▶ **EXERCISE DESCRIPTION**
Reproduce the listing below exactly, minus its pictures.

▶ **DATA SECTION**
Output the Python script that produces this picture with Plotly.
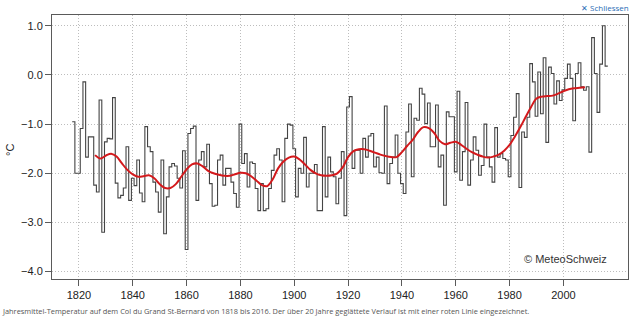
import plotly.graph_objects as go

# ---- data ----
first_year = 1818
temps = [
    -0.95, -2.0,
    -2.0, -1.09, -0.14, -1.67, -1.26, -1.26, -2.24, -2.38, -0.51, -3.2,
    -1.36, -1.29, -1.30, -0.46, -2.2, -2.5, -2.45, -2.3, -1.46, -2.55,
    -2.1, -2.25, -1.73, -2.4, -2.58, -1.05, -1.46, -1.56, -2.18, -2.38,
    -2.79, -1.73, -3.23, -2.48, -1.87, -1.8, -1.85, -2.1, -2.3, -1.54,
    -3.55, -1.19, -1.09, -1.04, -2.55, -1.73, -1.56, -1.87, -1.41, -2.21,
    -2.67, -2.65, -1.73, -1.63, -2.24, -1.9, -1.9, -2.18, -2.41, -2.69,
    -1.0, -1.8, -1.6, -2.28, -1.77, -1.8, -2.31, -2.76, -2.21, -2.76,
    -2.72, -2.31, -1.94, -1.63, -1.5, -1.73, -2.58, -1.29, -1.0, -1.02,
    -1.5, -2.48, -1.9, -2.0, -1.27, -2.28, -2.0, -2.0, -1.82, -2.76,
    -2.76, -1.05, -2.48, -1.67, -1.97, -2.07, -2.62, -2.1, -1.56, -2.86,
    -0.65, -0.44, -1.9, -1.53, -1.53, -2.0, -1.29, -1.67, -1.24, -1.19,
    -1.87, -1.67, -1.99, -2.0, -0.63, -2.21, -1.8, -1.67, -1.22, -2.0,
    -2.21, -2.41, -1.16, -0.59, -2.07, -0.88, -0.92, -0.27, -0.39, -0.99,
    -0.57, -1.46, -1.46, -0.61, -1.87, -1.63, -2.65, -0.75, -0.85, -0.85,
    -1.97, -0.33, -2.14, -1.56, -0.56, -2.24, -1.73, -1.26, -1.53, -2.04,
    -1.84, -1.0, -1.67, -1.87, -2.18, -1.07, -1.67, -1.6, -1.7, -1.73,
    -2.07, -1.23, -0.86, -0.38, -2.29, -1.16, -1.27, -0.86, 0.23, -0.14,
    -0.84, 0.06, -0.79, 0.35, -1.37, 0.16, 0.03, -0.59, -0.12, -0.52,
    -0.3, -0.07, 0.22, -0.07, -0.93, 0.03, 0.25, -0.24, -0.31, -0.24,
    -1.57, 0.76, 0.03, -0.76, 0.22, 1.0, 0.18,
]
years = list(range(first_year, first_year + len(temps)))

smooth_years = list(range(1826, 2009, 2))
smooth_vals = [
    -1.63, -1.70, -1.64, -1.60, -1.66, -1.80, -1.93,
    -2.02, -2.07, -2.06, -2.04, -2.10,
    -2.22, -2.30, -2.30, -2.22, -2.07,
    -1.92, -1.82, -1.80, -1.86, -1.95,
    -2.00, -2.03, -2.05, -2.05, -2.02,
    -1.99, -2.00, -2.06, -2.15, -2.24,
    -2.26, -2.12, -1.90, -1.76, -1.68,
    -1.66, -1.72, -1.82, -1.93, -2.00,
    -2.04, -2.05, -2.04, -2.00, -1.88,
    -1.67, -1.55, -1.51, -1.51, -1.54,
    -1.58, -1.62, -1.65, -1.67, -1.67,
    -1.57, -1.44, -1.32, -1.16, -1.06,
    -1.08, -1.18, -1.34, -1.41, -1.38,
    -1.36, -1.42, -1.50, -1.57, -1.62,
    -1.66, -1.68, -1.66, -1.62, -1.54,
    -1.42, -1.25, -1.06, -0.85, -0.65,
    -0.48, -0.44, -0.43, -0.42, -0.38,
    -0.33, -0.29, -0.27, -0.26, -0.25,
]

x_ticks = list(range(1820, 2001, 20))
y_ticks = [1.0, 0.0, -1.0, -2.0, -3.0, -4.0]

# ---- layout constants ----
W, H = 635, 322
ML, MR, MT, MB = 52, 7, 15, 43
PW, PH = W - ML - MR, H - MT - MB

def px_to_paper(px, py):
    return (px - ML) / PW, (H - MB - py) / PH

# step edges centred on each year
step_x = [y - 0.5 for y in years] + [years[-1] + 0.5]
step_y = temps + [temps[-1]]

fig = go.Figure()
fig.add_trace(go.Scatter(
    x=step_x, y=step_y, mode="lines", line_shape="hv",
    line=dict(color="#444444", width=1.1), hoverinfo="skip", showlegend=False,
))
fig.add_trace(go.Scatter(
    x=smooth_years, y=smooth_vals, mode="lines", line_shape="spline",
    line=dict(color="#d3191c", width=2), hoverinfo="skip", showlegend=False,
))

axis_font = dict(family="Liberation Sans, Arial, sans-serif", size=11, color="#222")
common = dict(
    showline=True, linecolor="#5a5a5a", linewidth=1, mirror=True,
    ticks="outside", ticklen=6, tickcolor="#5a5a5a", tickwidth=1,
    showgrid=True, gridcolor="#bdbdbd", griddash="1px,2px", gridwidth=1,
    zeroline=False, tickfont=axis_font,
)
fig.update_xaxes(range=[1810, 2024], tickvals=x_ticks, **common)
fig.update_yaxes(range=[-4.15, 1.22], tickvals=y_ticks, tickformat=".1f", **common)

cx, cy = px_to_paper(0, 311)
sx, sy = px_to_paper(630, 1)
mx, my = px_to_paper(565, 259)
ux, uy = px_to_paper(10, 150)

fig.update_layout(
    width=W, height=H,
    margin=dict(l=ML, r=MR, t=MT, b=MB, pad=0),
    paper_bgcolor="white", plot_bgcolor="white",
    annotations=[
        dict(text="Jahresmittel-Temperatur auf dem Col du Grand St-Bernard von 1818 bis 2016. "
                  "Der über 20 Jahre geglättete Verlauf ist mit einer roten Linie eingezeichnet.",
             xref="paper", yref="paper", x=cx, y=cy, xanchor="left", yanchor="middle",
             showarrow=False, font=dict(family="Open Sans, sans-serif", size=7.4, color="#555")),
        dict(text="✕ Schliessen", xref="paper", yref="paper", x=sx, y=sy,
             xanchor="right", yanchor="top", showarrow=False, borderpad=0,
             font=dict(family="Open Sans, sans-serif", size=8, color="#2a6db5")),
        dict(text="© MeteoSchweiz", xref="paper", yref="paper", x=mx, y=my,
             xanchor="center", yanchor="middle", showarrow=False,
             font=dict(family="Liberation Sans, Arial, sans-serif", size=11, color="#333")),
        dict(text="°C", xref="paper", yref="paper", x=ux, y=uy, textangle=-90,
             xanchor="center", yanchor="middle", showarrow=False,
             font=dict(family="Liberation Sans, Arial, sans-serif", size=11, color="#222")),
    ],
)

fig.write_html("out.html")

▶ **RESPONSE BELOW**
Output the Python script that produces this picture with Plotly.
import plotly.graph_objects as go

# ---- data ----
first_year = 1818
temps = [
    -0.95, -2.0,
    -2.0, -1.09, -0.14, -1.67, -1.26, -1.26, -2.24, -2.38, -0.51, -3.2,
    -1.36, -1.29, -1.30, -0.46, -2.2, -2.5, -2.45, -2.3, -1.46, -2.55,
    -2.1, -2.25, -1.73, -2.4, -2.58, -1.05, -1.46, -1.56, -2.18, -2.38,
    -2.79, -1.73, -3.23, -2.48, -1.87, -1.8, -1.85, -2.1, -2.3, -1.54,
    -3.55, -1.19, -1.09, -1.04, -2.55, -1.73, -1.56, -1.87, -1.41, -2.21,
    -2.67, -2.65, -1.73, -1.63, -2.24, -1.9, -1.9, -2.18, -2.41, -2.69,
    -1.0, -1.8, -1.6, -2.28, -1.77, -1.8, -2.31, -2.76, -2.21, -2.76,
    -2.72, -2.31, -1.94, -1.63, -1.5, -1.73, -2.58, -1.29, -1.0, -1.02,
    -1.5, -2.48, -1.9, -2.0, -1.27, -2.28, -2.0, -2.0, -1.82, -2.76,
    -2.76, -1.05, -2.48, -1.67, -1.97, -2.07, -2.62, -2.1, -1.56, -2.86,
    -0.65, -0.44, -1.9, -1.53, -1.53, -2.0, -1.29, -1.67, -1.24, -1.19,
    -1.87, -1.67, -1.99, -2.0, -0.63, -2.21, -1.8, -1.67, -1.22, -2.0,
    -2.21, -2.41, -1.16, -0.59, -2.07, -0.88, -0.92, -0.27, -0.39, -0.99,
    -0.57, -1.46, -1.46, -0.61, -1.87, -1.63, -2.65, -0.75, -0.85, -0.85,
    -1.97, -0.33, -2.14, -1.56, -0.56, -2.24, -1.73, -1.26, -1.53, -2.04,
    -1.84, -1.0, -1.67, -1.87, -2.18, -1.07, -1.67, -1.6, -1.7, -1.73,
    -2.07, -1.23, -0.86, -0.38, -2.29, -1.16, -1.27, -0.86, 0.23, -0.14,
    -0.84, 0.06, -0.79, 0.35, -1.37, 0.16, 0.03, -0.59, -0.12, -0.52,
    -0.3, -0.07, 0.22, -0.07, -0.93, 0.03, 0.25, -0.24, -0.31, -0.24,
    -1.57, 0.76, 0.03, -0.76, 0.22, 1.0, 0.18,
]
years = list(range(first_year, first_year + len(temps)))

smooth_years = list(range(1826, 2009, 2))
smooth_vals = [
    -1.63, -1.70, -1.64, -1.60, -1.66, -1.80, -1.93,
    -2.02, -2.07, -2.06, -2.04, -2.10,
    -2.22, -2.30, -2.30, -2.22, -2.07,
    -1.92, -1.82, -1.80, -1.86, -1.95,
    -2.00, -2.03, -2.05, -2.05, -2.02,
    -1.99, -2.00, -2.06, -2.15, -2.24,
    -2.26, -2.12, -1.90, -1.76, -1.68,
    -1.66, -1.72, -1.82, -1.93, -2.00,
    -2.04, -2.05, -2.04, -2.00, -1.88,
    -1.67, -1.55, -1.51, -1.51, -1.54,
    -1.58, -1.62, -1.65, -1.67, -1.67,
    -1.57, -1.44, -1.32, -1.16, -1.06,
    -1.08, -1.18, -1.34, -1.41, -1.38,
    -1.36, -1.42, -1.50, -1.57, -1.62,
    -1.66, -1.68, -1.66, -1.62, -1.54,
    -1.42, -1.25, -1.06, -0.85, -0.65,
    -0.48, -0.44, -0.43, -0.42, -0.38,
    -0.33, -0.29, -0.27, -0.26, -0.25,
]

x_ticks = list(range(1820, 2001, 20))
y_ticks = [1.0, 0.0, -1.0, -2.0, -3.0, -4.0]

# ---- layout constants ----
W, H = 635, 322
ML, MR, MT, MB = 52, 7, 15, 43
PW, PH = W - ML - MR, H - MT - MB

def px_to_paper(px, py):
    return (px - ML) / PW, (H - MB - py) / PH

# step edges centred on each year
step_x = [y - 0.5 for y in years] + [years[-1] + 0.5]
step_y = temps + [temps[-1]]

fig = go.Figure()
fig.add_trace(go.Scatter(
    x=step_x, y=step_y, mode="lines", line_shape="hv",
    line=dict(color="#444444", width=1.1), hoverinfo="skip", showlegend=False,
))
fig.add_trace(go.Scatter(
    x=smooth_years, y=smooth_vals, mode="lines", line_shape="spline",
    line=dict(color="#d3191c", width=2), hoverinfo="skip", showlegend=False,
))

axis_font = dict(family="Liberation Sans, Arial, sans-serif", size=11, color="#222")
common = dict(
    showline=True, linecolor="#5a5a5a", linewidth=1, mirror=True,
    ticks="outside", ticklen=6, tickcolor="#5a5a5a", tickwidth=1,
    showgrid=True, gridcolor="#bdbdbd", griddash="1px,2px", gridwidth=1,
    zeroline=False, tickfont=axis_font,
)
fig.update_xaxes(range=[1810, 2024], tickvals=x_ticks, **common)
fig.update_yaxes(range=[-4.15, 1.22], tickvals=y_ticks, tickformat=".1f", **common)

cx, cy = px_to_paper(0, 311)
sx, sy = px_to_paper(630, 1)
mx, my = px_to_paper(565, 259)
ux, uy = px_to_paper(10, 150)

fig.update_layout(
    width=W, height=H,
    margin=dict(l=ML, r=MR, t=MT, b=MB, pad=0),
    paper_bgcolor="white", plot_bgcolor="white",
    annotations=[
        dict(text="Jahresmittel-Temperatur auf dem Col du Grand St-Bernard von 1818 bis 2016. "
                  "Der über 20 Jahre geglättete Verlauf ist mit einer roten Linie eingezeichnet.",
             xref="paper", yref="paper", x=cx, y=cy, xanchor="left", yanchor="middle",
             showarrow=False, font=dict(family="Open Sans, sans-serif", size=7.4, color="#555")),
        dict(text="✕ Schliessen", xref="paper", yref="paper", x=sx, y=sy,
             xanchor="right", yanchor="top", showarrow=False, borderpad=0,
             font=dict(family="Open Sans, sans-serif", size=8, color="#2a6db5")),
        dict(text="© MeteoSchweiz", xref="paper", yref="paper", x=mx, y=my,
             xanchor="center", yanchor="middle", showarrow=False,
             font=dict(family="Liberation Sans, Arial, sans-serif", size=11, color="#333")),
        dict(text="°C", xref="paper", yref="paper", x=ux, y=uy, textangle=-90,
             xanchor="center", yanchor="middle", showarrow=False,
             font=dict(family="Liberation Sans, Arial, sans-serif", size=11, color="#222")),
    ],
)

fig.write_html("out.html")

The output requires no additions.